--- begin Input data ---

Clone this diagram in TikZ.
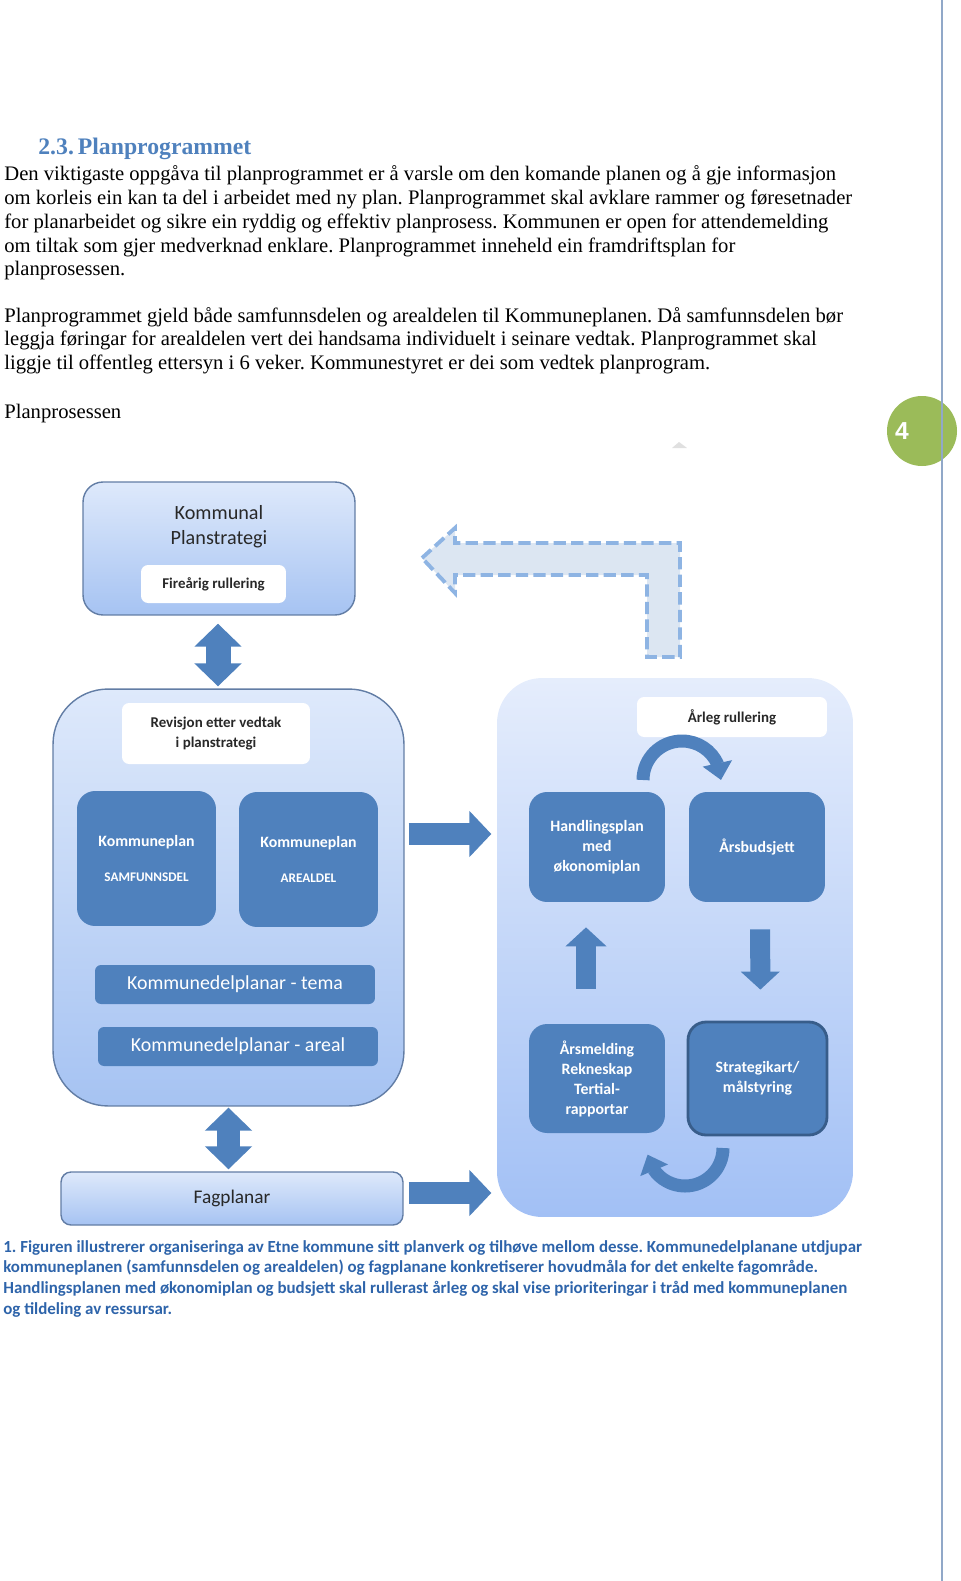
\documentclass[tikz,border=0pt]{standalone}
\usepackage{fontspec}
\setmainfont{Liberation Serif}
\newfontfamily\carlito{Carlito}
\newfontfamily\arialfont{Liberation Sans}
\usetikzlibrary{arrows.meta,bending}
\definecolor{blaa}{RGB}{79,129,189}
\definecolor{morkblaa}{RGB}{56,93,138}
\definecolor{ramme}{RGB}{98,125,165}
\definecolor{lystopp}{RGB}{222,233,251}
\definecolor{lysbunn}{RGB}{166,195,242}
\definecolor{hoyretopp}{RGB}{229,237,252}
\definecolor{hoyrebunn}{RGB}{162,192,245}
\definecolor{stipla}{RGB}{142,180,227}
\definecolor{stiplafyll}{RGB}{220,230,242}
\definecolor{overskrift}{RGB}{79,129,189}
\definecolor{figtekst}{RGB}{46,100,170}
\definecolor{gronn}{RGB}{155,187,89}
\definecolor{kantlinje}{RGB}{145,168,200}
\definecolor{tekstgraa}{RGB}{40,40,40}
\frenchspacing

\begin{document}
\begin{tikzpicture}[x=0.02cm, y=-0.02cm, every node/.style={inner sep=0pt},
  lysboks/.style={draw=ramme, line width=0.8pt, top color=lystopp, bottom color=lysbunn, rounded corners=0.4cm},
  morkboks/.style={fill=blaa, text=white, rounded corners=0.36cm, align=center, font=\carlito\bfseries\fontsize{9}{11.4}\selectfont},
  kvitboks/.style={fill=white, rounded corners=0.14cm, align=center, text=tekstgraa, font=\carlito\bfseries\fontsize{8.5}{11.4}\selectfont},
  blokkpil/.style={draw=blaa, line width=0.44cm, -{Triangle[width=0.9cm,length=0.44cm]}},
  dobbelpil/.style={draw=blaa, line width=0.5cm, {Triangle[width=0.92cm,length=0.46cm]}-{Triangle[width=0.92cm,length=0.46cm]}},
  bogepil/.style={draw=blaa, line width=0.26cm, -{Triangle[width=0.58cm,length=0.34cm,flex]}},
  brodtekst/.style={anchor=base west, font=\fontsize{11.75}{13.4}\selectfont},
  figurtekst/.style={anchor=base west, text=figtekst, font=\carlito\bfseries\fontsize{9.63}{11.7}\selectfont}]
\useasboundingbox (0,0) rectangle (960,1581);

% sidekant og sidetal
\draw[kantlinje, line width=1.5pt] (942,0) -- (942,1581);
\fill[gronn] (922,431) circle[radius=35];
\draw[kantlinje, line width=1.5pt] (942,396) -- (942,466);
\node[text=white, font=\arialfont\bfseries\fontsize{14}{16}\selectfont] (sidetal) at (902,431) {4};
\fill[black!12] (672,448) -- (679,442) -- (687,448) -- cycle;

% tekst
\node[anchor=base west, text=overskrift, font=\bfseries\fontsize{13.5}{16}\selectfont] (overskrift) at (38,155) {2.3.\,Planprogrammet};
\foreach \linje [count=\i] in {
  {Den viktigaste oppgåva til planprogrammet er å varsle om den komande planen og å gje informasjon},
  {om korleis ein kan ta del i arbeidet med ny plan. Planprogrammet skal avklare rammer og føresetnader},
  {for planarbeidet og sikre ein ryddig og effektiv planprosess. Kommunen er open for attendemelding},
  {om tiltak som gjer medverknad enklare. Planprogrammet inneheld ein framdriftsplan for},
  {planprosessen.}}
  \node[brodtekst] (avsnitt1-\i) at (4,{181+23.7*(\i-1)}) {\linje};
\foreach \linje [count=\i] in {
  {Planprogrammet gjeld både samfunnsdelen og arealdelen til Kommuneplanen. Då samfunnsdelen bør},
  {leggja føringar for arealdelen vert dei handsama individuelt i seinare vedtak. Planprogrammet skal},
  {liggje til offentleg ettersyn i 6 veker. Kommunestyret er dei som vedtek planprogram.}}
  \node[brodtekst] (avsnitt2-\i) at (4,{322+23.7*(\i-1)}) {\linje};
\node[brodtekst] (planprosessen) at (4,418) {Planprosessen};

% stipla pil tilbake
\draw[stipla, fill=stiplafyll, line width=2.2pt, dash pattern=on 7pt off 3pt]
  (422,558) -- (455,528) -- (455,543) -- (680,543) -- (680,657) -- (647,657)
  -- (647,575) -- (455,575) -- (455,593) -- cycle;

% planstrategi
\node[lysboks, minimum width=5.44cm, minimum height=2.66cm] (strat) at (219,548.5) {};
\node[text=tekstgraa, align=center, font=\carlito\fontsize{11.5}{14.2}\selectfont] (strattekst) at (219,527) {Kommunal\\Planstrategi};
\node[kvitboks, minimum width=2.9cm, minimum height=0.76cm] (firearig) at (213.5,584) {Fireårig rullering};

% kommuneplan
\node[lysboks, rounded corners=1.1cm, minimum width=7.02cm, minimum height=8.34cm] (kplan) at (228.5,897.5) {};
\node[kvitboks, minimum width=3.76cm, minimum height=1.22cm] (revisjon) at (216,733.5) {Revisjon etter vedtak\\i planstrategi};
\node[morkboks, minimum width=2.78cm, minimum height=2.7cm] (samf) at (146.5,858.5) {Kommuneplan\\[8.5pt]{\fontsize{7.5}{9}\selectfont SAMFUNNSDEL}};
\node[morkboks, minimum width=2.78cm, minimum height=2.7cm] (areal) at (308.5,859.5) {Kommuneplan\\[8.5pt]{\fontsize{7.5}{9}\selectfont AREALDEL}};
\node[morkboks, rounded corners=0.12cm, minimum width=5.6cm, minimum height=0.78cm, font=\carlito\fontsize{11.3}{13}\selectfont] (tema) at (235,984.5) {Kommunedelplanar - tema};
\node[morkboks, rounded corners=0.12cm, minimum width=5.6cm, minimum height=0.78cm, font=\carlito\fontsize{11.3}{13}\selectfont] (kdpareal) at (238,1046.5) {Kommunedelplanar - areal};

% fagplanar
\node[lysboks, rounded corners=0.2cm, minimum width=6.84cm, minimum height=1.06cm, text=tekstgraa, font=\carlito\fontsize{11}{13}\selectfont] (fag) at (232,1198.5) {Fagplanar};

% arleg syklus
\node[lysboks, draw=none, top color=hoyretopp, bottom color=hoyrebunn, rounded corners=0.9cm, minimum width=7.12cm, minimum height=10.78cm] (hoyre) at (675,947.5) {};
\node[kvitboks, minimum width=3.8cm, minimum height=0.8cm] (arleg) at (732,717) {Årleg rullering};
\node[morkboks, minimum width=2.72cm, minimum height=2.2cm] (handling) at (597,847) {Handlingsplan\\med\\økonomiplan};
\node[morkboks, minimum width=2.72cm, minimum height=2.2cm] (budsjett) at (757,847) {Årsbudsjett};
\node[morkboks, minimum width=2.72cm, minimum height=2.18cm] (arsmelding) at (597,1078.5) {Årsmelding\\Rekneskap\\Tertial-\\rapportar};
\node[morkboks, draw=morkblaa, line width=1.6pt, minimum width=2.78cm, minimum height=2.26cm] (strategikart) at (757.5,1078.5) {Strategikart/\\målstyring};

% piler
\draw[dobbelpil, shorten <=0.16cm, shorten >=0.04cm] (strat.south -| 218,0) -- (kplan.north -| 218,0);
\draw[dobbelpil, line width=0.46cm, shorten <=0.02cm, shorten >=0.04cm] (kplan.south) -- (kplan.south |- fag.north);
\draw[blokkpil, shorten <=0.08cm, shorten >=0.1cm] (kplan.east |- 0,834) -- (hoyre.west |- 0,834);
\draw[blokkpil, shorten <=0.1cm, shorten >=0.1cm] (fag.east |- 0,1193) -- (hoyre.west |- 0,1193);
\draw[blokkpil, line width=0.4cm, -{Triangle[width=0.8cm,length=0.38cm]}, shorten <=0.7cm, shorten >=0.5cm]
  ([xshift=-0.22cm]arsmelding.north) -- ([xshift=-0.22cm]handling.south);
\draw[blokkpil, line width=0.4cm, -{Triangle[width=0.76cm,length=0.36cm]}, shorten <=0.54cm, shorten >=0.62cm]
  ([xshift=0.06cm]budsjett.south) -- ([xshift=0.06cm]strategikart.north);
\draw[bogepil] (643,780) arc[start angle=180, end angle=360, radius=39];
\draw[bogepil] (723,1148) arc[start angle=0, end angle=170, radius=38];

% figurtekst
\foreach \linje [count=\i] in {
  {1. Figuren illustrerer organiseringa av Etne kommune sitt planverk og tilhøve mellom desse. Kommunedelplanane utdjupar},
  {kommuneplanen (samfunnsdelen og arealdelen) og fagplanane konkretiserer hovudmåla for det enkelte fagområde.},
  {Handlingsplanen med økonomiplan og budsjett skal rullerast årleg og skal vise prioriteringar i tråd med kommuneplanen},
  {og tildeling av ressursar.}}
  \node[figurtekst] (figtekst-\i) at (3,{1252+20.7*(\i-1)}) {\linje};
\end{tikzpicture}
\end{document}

--- end Input data ---
--- begin Input data ---

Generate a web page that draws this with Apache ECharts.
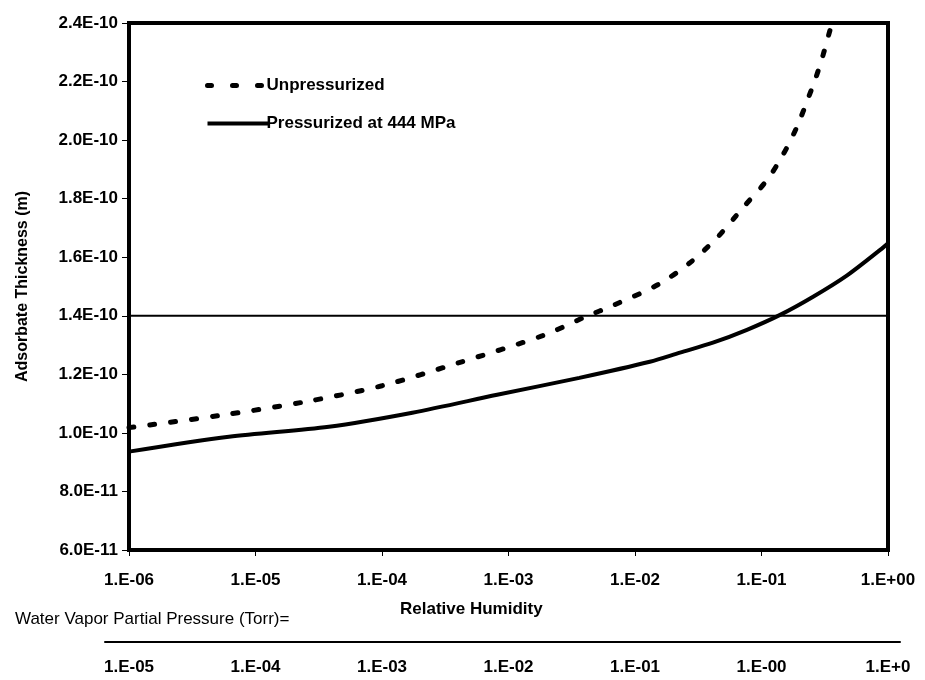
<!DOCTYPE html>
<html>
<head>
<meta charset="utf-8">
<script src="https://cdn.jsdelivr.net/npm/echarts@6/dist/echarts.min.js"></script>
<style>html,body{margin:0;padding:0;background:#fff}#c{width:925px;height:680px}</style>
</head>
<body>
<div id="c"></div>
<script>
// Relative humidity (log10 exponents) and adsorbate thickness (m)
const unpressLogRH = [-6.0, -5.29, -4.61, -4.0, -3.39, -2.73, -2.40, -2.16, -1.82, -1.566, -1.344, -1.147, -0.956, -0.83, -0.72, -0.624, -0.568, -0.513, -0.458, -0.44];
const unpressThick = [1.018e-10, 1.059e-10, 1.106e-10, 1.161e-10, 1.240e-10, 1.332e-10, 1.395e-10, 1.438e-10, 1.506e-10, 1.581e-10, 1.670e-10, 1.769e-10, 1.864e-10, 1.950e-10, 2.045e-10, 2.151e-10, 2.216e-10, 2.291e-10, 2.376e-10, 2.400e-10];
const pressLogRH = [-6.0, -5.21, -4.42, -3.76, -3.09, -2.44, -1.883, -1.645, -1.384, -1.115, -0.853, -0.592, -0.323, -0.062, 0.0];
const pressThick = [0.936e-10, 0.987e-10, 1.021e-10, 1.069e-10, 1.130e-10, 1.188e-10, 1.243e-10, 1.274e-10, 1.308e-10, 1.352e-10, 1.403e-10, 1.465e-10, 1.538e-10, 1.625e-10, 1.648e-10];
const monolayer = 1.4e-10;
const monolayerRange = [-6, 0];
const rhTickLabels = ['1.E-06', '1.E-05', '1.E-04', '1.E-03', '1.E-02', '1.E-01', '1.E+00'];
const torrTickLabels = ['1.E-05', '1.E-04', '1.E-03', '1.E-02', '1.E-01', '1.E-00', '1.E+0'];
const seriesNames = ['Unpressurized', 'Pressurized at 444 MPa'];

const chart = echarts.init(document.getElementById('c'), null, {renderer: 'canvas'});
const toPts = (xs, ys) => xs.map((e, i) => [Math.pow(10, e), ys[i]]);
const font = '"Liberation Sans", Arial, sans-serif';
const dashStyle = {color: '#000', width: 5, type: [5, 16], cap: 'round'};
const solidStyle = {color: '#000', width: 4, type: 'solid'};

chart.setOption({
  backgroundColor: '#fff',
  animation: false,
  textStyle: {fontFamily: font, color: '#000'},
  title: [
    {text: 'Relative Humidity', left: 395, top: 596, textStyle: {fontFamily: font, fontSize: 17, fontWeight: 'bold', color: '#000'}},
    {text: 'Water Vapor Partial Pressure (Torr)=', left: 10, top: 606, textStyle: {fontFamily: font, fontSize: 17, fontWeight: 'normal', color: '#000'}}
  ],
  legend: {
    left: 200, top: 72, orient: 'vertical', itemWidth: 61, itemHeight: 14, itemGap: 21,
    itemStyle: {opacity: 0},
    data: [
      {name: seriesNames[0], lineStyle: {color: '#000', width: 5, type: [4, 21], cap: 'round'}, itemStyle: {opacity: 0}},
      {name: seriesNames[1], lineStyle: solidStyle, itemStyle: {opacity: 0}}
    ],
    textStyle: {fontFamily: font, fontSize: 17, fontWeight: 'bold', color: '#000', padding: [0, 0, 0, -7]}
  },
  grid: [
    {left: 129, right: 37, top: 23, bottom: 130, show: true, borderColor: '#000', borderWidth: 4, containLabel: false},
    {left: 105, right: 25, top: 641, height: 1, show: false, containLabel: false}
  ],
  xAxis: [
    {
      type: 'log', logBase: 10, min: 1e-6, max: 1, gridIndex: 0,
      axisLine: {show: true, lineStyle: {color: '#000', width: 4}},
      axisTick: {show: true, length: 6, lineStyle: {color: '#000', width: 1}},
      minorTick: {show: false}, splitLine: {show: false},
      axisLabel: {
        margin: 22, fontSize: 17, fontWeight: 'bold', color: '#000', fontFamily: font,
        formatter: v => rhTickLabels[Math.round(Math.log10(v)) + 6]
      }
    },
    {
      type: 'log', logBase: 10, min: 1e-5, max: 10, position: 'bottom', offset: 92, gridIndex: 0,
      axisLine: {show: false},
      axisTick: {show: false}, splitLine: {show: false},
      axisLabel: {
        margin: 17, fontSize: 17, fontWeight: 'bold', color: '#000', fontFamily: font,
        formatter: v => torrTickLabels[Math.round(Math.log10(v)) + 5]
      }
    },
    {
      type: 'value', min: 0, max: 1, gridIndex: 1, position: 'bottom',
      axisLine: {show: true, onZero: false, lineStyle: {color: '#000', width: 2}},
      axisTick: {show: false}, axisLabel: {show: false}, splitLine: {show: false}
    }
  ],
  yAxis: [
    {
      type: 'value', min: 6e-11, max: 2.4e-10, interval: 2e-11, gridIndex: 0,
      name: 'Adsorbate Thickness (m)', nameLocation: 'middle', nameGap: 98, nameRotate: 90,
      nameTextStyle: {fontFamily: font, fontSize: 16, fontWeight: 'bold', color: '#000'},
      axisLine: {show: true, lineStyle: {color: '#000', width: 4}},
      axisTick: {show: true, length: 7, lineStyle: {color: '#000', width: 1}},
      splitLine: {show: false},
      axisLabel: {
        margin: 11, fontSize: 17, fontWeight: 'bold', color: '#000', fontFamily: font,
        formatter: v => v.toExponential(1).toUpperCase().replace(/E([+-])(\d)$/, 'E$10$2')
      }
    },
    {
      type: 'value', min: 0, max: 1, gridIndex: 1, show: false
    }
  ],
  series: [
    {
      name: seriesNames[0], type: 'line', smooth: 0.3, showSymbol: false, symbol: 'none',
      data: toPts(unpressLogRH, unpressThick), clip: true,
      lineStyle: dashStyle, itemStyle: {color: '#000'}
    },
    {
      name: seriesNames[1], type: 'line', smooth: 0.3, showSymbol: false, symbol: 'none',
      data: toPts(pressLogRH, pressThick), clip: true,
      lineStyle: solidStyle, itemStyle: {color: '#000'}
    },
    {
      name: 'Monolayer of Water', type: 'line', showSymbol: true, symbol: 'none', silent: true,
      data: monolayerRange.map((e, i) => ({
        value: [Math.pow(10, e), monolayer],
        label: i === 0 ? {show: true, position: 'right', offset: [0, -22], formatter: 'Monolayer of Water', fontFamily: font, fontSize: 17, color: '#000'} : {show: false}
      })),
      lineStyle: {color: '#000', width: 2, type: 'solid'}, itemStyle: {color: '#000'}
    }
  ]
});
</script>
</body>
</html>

--- end Input data ---

Restate word for word the part that opens with the line containing "Generate a web" and closes with the line containing "const seriesNames = ['Unpressurized', 'Pressurized", both ends included, and nothing else. Omit any images.

Generate a web page that draws this with Apache ECharts.
<!DOCTYPE html>
<html>
<head>
<meta charset="utf-8">
<script src="https://cdn.jsdelivr.net/npm/echarts@6/dist/echarts.min.js"></script>
<style>html,body{margin:0;padding:0;background:#fff}#c{width:925px;height:680px}</style>
</head>
<body>
<div id="c"></div>
<script>
// Relative humidity (log10 exponents) and adsorbate thickness (m)
const unpressLogRH = [-6.0, -5.29, -4.61, -4.0, -3.39, -2.73, -2.40, -2.16, -1.82, -1.566, -1.344, -1.147, -0.956, -0.83, -0.72, -0.624, -0.568, -0.513, -0.458, -0.44];
const unpressThick = [1.018e-10, 1.059e-10, 1.106e-10, 1.161e-10, 1.240e-10, 1.332e-10, 1.395e-10, 1.438e-10, 1.506e-10, 1.581e-10, 1.670e-10, 1.769e-10, 1.864e-10, 1.950e-10, 2.045e-10, 2.151e-10, 2.216e-10, 2.291e-10, 2.376e-10, 2.400e-10];
const pressLogRH = [-6.0, -5.21, -4.42, -3.76, -3.09, -2.44, -1.883, -1.645, -1.384, -1.115, -0.853, -0.592, -0.323, -0.062, 0.0];
const pressThick = [0.936e-10, 0.987e-10, 1.021e-10, 1.069e-10, 1.130e-10, 1.188e-10, 1.243e-10, 1.274e-10, 1.308e-10, 1.352e-10, 1.403e-10, 1.465e-10, 1.538e-10, 1.625e-10, 1.648e-10];
const monolayer = 1.4e-10;
const monolayerRange = [-6, 0];
const rhTickLabels = ['1.E-06', '1.E-05', '1.E-04', '1.E-03', '1.E-02', '1.E-01', '1.E+00'];
const torrTickLabels = ['1.E-05', '1.E-04', '1.E-03', '1.E-02', '1.E-01', '1.E-00', '1.E+0'];
const seriesNames = ['Unpressurized', 'Pressurized at 444 MPa'];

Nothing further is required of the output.